In field tests users are observed while using the software system at their normal working place. Apart from general usability-related aspects, field tests are particularly useful for assessing the interoperability of the software system, i.e. how the technical integration of the system works. Moreover, field tests are the only real means to elucidate problems of the organisational integration of the software system into existing procedures. Particularly in the NLP environment this problem has frequently been underestimated. A typical example of the organisational problem of implementing a translation memory is the language service of a big automobile manufacturer, where the major implementation problem is not the technical environment, but the fact that many clients still submit their orders as print-out, that neither source texts nor target texts are properly organised and stored and, last but not least, individual translators are not too motivated to change their working habits.
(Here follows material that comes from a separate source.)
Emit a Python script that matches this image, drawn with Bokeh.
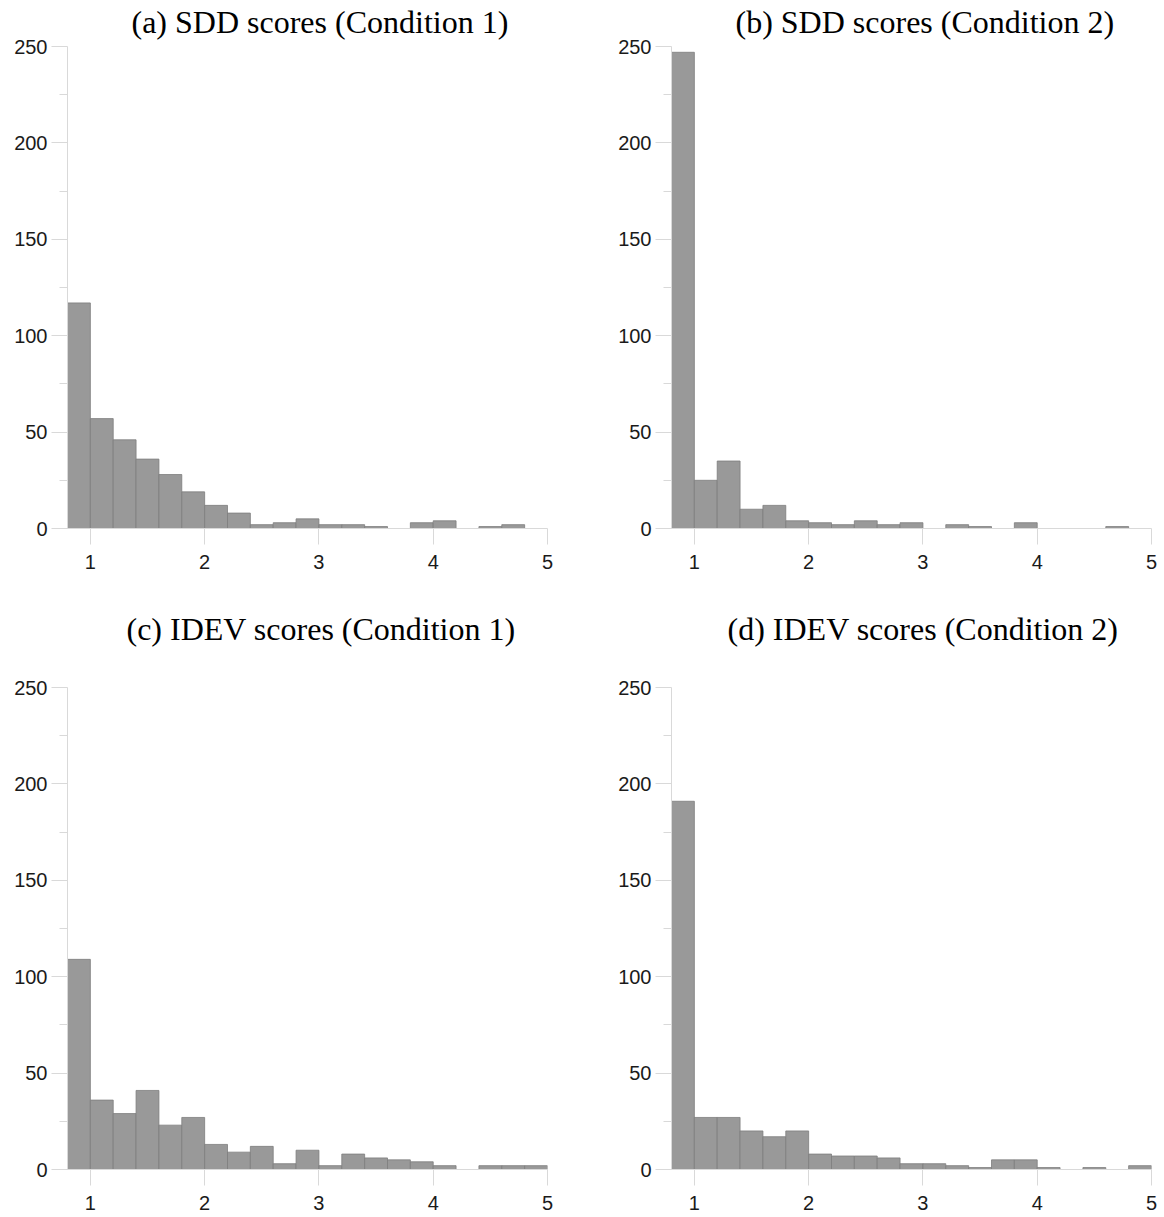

Laboratory tests are mostly performed to assess the general usability of the system. Due to the high laboratory equipment costs laboratory tests are mostly only performed at big software houses such as IBM or Microsoft. Since laboratory tests provide testers with many technical possibilities, data collection and analysis are easier than for field tests.
To conclude, apart from the above described analytical methods of both glass and black box testing, there are further constructive means to guarantee high quality software end products. Among the most important constructive means are the usage of object-oriented programming tools, the integration of CASE tools, rapid prototyping, and last but not least the involvement of users in both software development and testing procedures (Thaller93, 157).
The above survey of glass and black box testing methods has shown that although considerable work on development-oriented testing practices exists, there is much less work to date on user-oriented evaluation methods. We hope that this report will go some way to fill that lacuna.